The definition of being a perfectionist is refusing to accept anything short of perfection. And the definition of being a procrastinator is a person delaying or putting things off. So how are they connected?
Well I can honestly say that I feel the two are very much connected. I have always been a perfectionist, but I never looked as myself as a procrastinator. However, once I reached my mid 20’s the procrastination bug bit me. To this day I still have not been able recall what could have happened in my life to make me become a procrastinator. But I can say that it did affect me and my life in lots of ways.

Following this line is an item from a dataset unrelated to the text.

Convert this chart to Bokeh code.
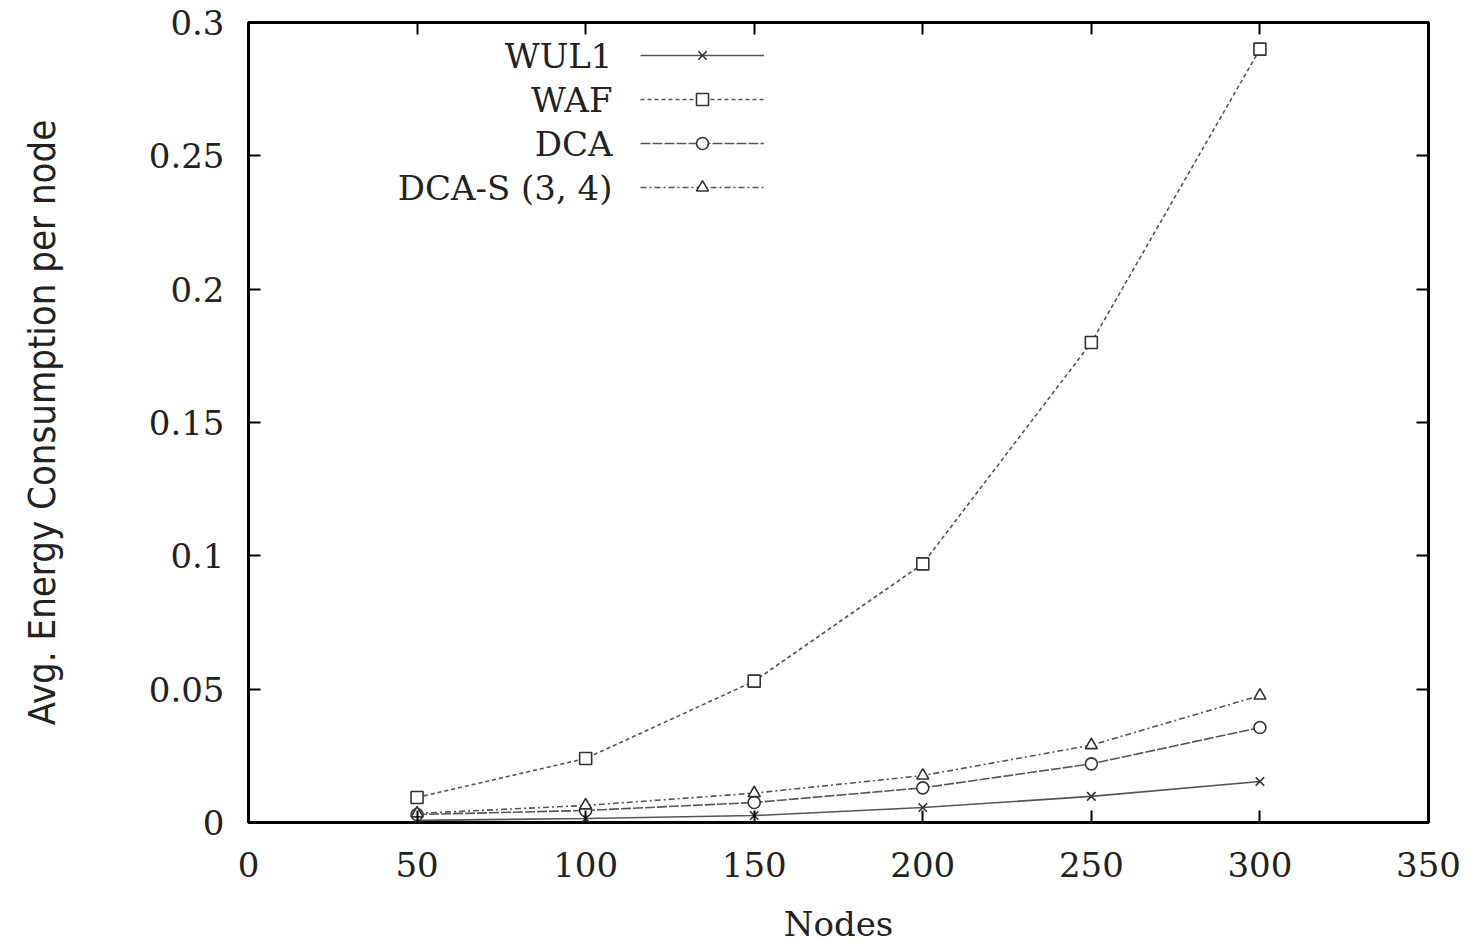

So when I say I feel the two are very much connected, I say that because, I can have an idea or vision in my head for a while but instead putting that vision into action, I will continue to delay what I wanted to do because the feeling of inadequacy kicks in or I feel that every little detail needs to be hammered out before I act on my vision. The crazy part is the longer I delay that idea because i want it to be perfect, the less motivated I feel to complete it which leads to me not completing my task or reasoning with myself in why I need to wait. Which also led to many missed opportunities.
It’s said that being a perfectionist is over-committing one’s self to a task while a procrastinator under-commits themselves to a task; which explains why me being a perfectionist and worrying about every insignificant detail eventually made me a procrastinator because I would constantly delay my task due to me feeling it had to be perfect.
The effects of Perfectionism/Procrastination can cause:
- Obsessive Thinking
- Sense of Inadequacy
- Missed Opportunities
- And sometimes a sense of life passing you by.
Fight Perfectionism/Procrastination by:
- Breaking the task down, work on it a little at a time to avoid feeling overwhelmed.
- Removing distractions
- Stop being a perfectionist. Understand that you can always go back and perfect the project.
- Most of all “Just Do It” Over Thinking Kills the Process.
To this day both being a perfectionist and a procrastinator is something that I struggle with but with continued growth and understanding my lack. I will improve.